Economist Online
SUBSCRIBE:

Wednesday, August 19, 2009

China's commodity appetite

China signed a huge $41 billion liquefied gas deal with Australia:

Tension, what tension?

Australia and China have just signed their largest ever trade deal -- a 20-year agreement worth $41.1 billion for Petrochina to import liquefied natural gas from Exxon Mobil's share of the Gorgon gas field down under.

Cue warm words from Australia's energy minister about the health of the trade and investment relationship between the two countries.

The reality is this deal merely papers over the cracks.

The bare bones of the contract between Exxon and Petrochina were hammered out earlier this year, before a marked rise in bad feeling between Australia and China emerged.
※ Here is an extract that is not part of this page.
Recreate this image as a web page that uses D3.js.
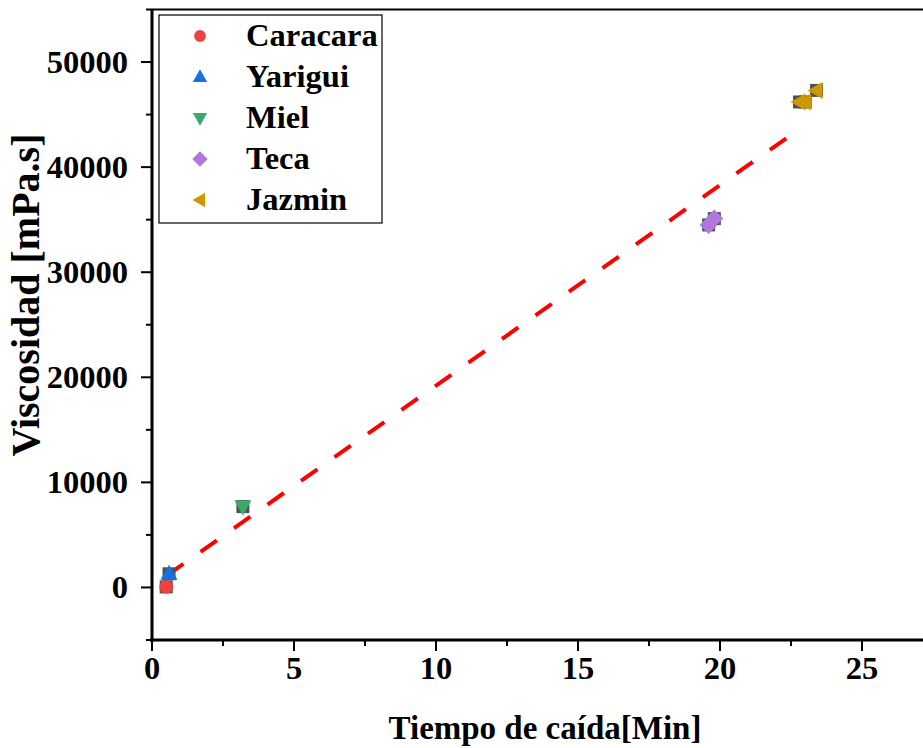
<!DOCTYPE html>
<html>
<head>
<meta charset="utf-8">
<script src="https://cdn.jsdelivr.net/npm/d3@7/dist/d3.min.js"></script>
<style>
  body { margin: 0; background: #fff; }
  text { font-family: "Liberation Serif", "Times New Roman", serif; font-weight: bold; }
</style>
</head>
<body>
<div id="chart"></div>
<script>
// series names and colors
const seriesNames = ['Caracara', 'Yarigui', 'Miel', 'Teca', 'Jazmin'];
const seriesColors = ['#F14040', '#1A6FDF', '#37AD6B', '#B177DE', '#CC9900'];
const seriesShapes = ['circle', 'triangleUp', 'triangleDown', 'diamond', 'triangleLeft'];

// measured points [time min, viscosity mPa.s]
const caracara = [[0.5, 50]];
const yarigui = [[0.6, 1300]];
const miel = [[3.2, 7700]];
const teca = [[19.6, 34500], [19.8, 35100]];
const jazmin = [[22.8, 46200], [23.0, 46200], [23.4, 47300]];
const seriesData = [caracara, yarigui, miel, teca, jazmin];

// linear fit (dashed red)
const fitLine = [[0.53, 1140], [22.64, 43330]];

const xTicks = [0, 5, 10, 15, 20, 25];
const xMinor = [2.5, 7.5, 12.5, 17.5, 22.5, 27.5];
const yTicks = [0, 10000, 20000, 30000, 40000, 50000];
const yMinor = [-5000, 5000, 15000, 25000, 35000, 45000, 55000];

const width = 923, height = 748;
const svg = d3.select('#chart').append('svg')
    .attr('width', width)
    .attr('height', height);

const x = d3.scaleLinear().domain([0, 28]).range([152, 152 + 28 * 28.4]);
const y = d3.scaleLinear().domain([-5000, 55000]).range([640, 9.5]);

// frame top
svg.append('line')
    .attr('x1', 152).attr('x2', width)
    .attr('y1', y(55000)).attr('y2', y(55000))
    .style('stroke', '#000').style('stroke-width', 2);

// fit line
svg.append('path')
    .datum(fitLine)
    .attr('d', d3.line().x(d => x(d[0])).y(d => y(d[1])))
    .style('fill', 'none')
    .style('stroke', '#ff0000')
    .style('stroke-width', 4)
    .style('stroke-dasharray', '20,21');

// symbols
function symbolPath(shape) {
    if (shape === 'circle') return d3.symbol(d3.symbolCircle, 150)();
    if (shape === 'diamond') return 'M0,-9L9,0L0,9L-9,0Z';
    if (shape === 'triangleUp') return 'M0,-9L8.5,6L-8.5,6Z';
    if (shape === 'triangleDown') return 'M0,9L8.5,-6L-8.5,-6Z';
    if (shape === 'triangleLeft') return 'M-9,0L6,-8.5L6,8.5Z';
}

const points = svg.append('g');
seriesData.forEach((data, i) => {
    // dark square behind each point
    points.selectAll(null)
        .data(data)
        .enter().append('rect')
        .attr('x', d => x(d[0]) - 6.5)
        .attr('y', d => y(d[1]) - 6.5)
        .attr('width', 13).attr('height', 13)
        .style('fill', '#515151');
    points.selectAll(null)
        .data(data)
        .enter().append('path')
        .attr('d', symbolPath(seriesShapes[i]))
        .attr('transform', d => `translate(${x(d[0])},${y(d[1])})`)
        .style('fill', seriesColors[i]);
});

// x axis
const xAxis = svg.append('g').attr('transform', 'translate(0,640)');
xAxis.append('line')
    .attr('x1', 150).attr('x2', width)
    .style('stroke', '#000').style('stroke-width', 3);
xAxis.selectAll('.maj').data(xTicks).enter().append('line')
    .attr('x1', d => x(d)).attr('x2', d => x(d))
    .attr('y1', 0).attr('y2', 11)
    .style('stroke', '#000').style('stroke-width', 2);
xAxis.selectAll('.min').data(xMinor).enter().append('line')
    .attr('x1', d => x(d)).attr('x2', d => x(d))
    .attr('y1', 0).attr('y2', 6)
    .style('stroke', '#000').style('stroke-width', 2);
xAxis.selectAll('text').data(xTicks).enter().append('text')
    .attr('x', d => x(d)).attr('y', 39)
    .attr('text-anchor', 'middle')
    .style('font-size', '32.5px')
    .text(d => d);

// y axis
const yAxis = svg.append('g').attr('transform', 'translate(152,0)');
yAxis.append('line')
    .attr('y1', 9).attr('y2', 642)
    .style('stroke', '#000').style('stroke-width', 3);
yAxis.selectAll('.maj').data(yTicks).enter().append('line')
    .attr('y1', d => y(d)).attr('y2', d => y(d))
    .attr('x1', 0).attr('x2', -11)
    .style('stroke', '#000').style('stroke-width', 2);
yAxis.selectAll('.min').data(yMinor).enter().append('line')
    .attr('y1', d => y(d)).attr('y2', d => y(d))
    .attr('x1', 0).attr('x2', -6)
    .style('stroke', '#000').style('stroke-width', 2);
yAxis.selectAll('text').data(yTicks).enter().append('text')
    .attr('x', -24).attr('y', d => y(d) + 11)
    .attr('text-anchor', 'end')
    .style('font-size', '32.5px')
    .text(d => d);

// axis titles
svg.append('text')
    .attr('x', 545).attr('y', 739)
    .attr('text-anchor', 'middle')
    .style('font-size', '33px')
    .text('Tiempo de caída[Min]');
svg.append('text')
    .attr('transform', 'translate(39,295) rotate(-90)')
    .attr('text-anchor', 'middle')
    .style('font-size', '40px')
    .text('Viscosidad [mPa.s]');

// legend
const legend = svg.append('g');
legend.append('rect')
    .attr('x', 159).attr('y', 15)
    .attr('width', 223).attr('height', 208)
    .style('fill', '#fff')
    .style('stroke', '#000').style('stroke-width', 1.2);
const rows = legend.selectAll('g.row').data(seriesNames).enter().append('g')
    .attr('transform', (d, i) => `translate(0,${36 + i * 41})`);
rows.append('path')
    .attr('d', (d, i) => symbolPath(seriesShapes[i]))
    .attr('transform', 'translate(200,0) scale(0.85)')
    .style('fill', (d, i) => seriesColors[i]);
rows.append('text')
    .attr('x', 246).attr('y', 10)
    .style('font-size', '32.5px')
    .text(d => d);
</script>
</body>
</html>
So it predates Chinese anger over Chinalco's failed bid to take a major stake in Rio Tinto, for example, and Australian jitters over the arrest of Rio employees in China this summer -- including Stern Hu, an Australian citizen.

And because this deal doesn't involve any actual Chinese ownership of Australian assets or companies, it's palatable for the Canberra government.

Long-term contracts involving Australian resource supplies to China are fine. A much sterner test of the two countries' relationship will come when Australia's foreign investment authorities settle down to consider Yanzhou Coal's takeover bid for coal miner Felix Resources.

A rejection or moderation of that deal would reveal how delicate Sino-Australian relations remain. Opposition leader Malcolm Turnbull yesterday said they were at their lowest ebb for many years.

Me. Turnbull, of course, has political motives. He knows that the reputation of Australian prime minister Kevin Rudd -- a fluent Mandarin speaker -- rests to some extent on his ability to handle relations with China.

Mr. Rudd, an old China hand, will in turn know business with China in future won't be as smooth as this gas deal makes it seem.